The Obama administration took its highly unpopular chained CPI proposal off the table Thursday, causing a host of Democrats and other progressives to give a collective shout of approval.
"This is a huge progressive victory -- and greatly increases Democratic chances of taking back the House and keeping the Senate. Now, the White House should join Elizabeth Warren and others in pushing to expand Social Security benefits to keep up with the rising cost of living," said Stephanie Taylor, cofounder of the Progressive Change Campaign Committee, an organization dedicated to electing progressive politicians.
Adopting this lowered way of calculating cost-of-living adjustments, or COLAs, for Social Security and other benefits would have lowered the shortfall in Social Security funding by about 20 percent. That's according to Voice of the People, a nonpartisan organization working to give Americans a voice in the policymaking process.
A lowered COLA would not cut Social Security, but its effect would compound over time by slowing the increase in benefits.
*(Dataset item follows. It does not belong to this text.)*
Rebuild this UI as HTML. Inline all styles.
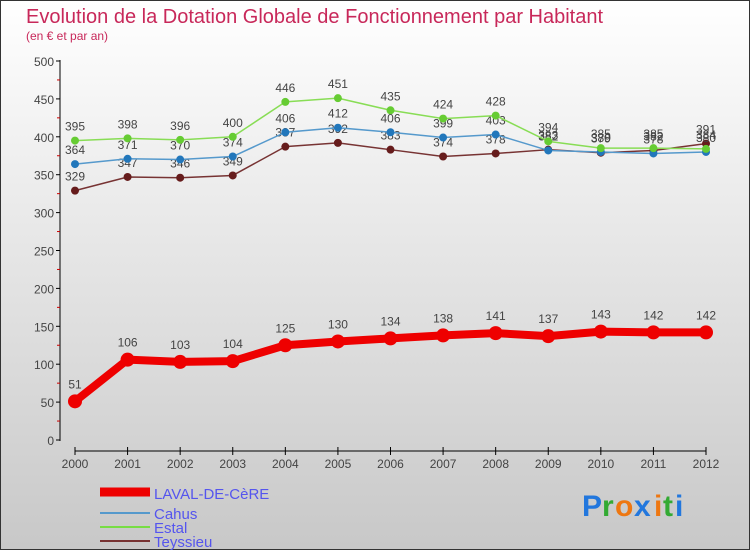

Voice of the People calculates that after 10 years, the average monthly benefit would be $35 less than it would have been under the current COLA. And after 30 years, average monthly benefits would be $107 less than they would be under the current method -- a relatively small impact on most people's retirement planning.
The Obama administration told The Associated Press that the administration hadn't totally removed the proposal from consideration but wouldn't push it as part of the 2015 budget proposal, which is expected to be announced next month.
Nancy Altman, co-director of Social Security Works, an organization whose mission is to protect Social Security, said this was the right thing to do. "We should be talking about expanding Social Security, not cutting it," she added. "The president is moving in the right direction. We think cutting Social Security would increase wealth inequality and worsen the impending retirement crisis."
The office of House Speaker John Boehner, R-Ohio, criticized President Barack Obama's decision, stating, "This reaffirms what has become all too apparent: The president has no interest in doing anything, even modest, to address our looming debt crisis."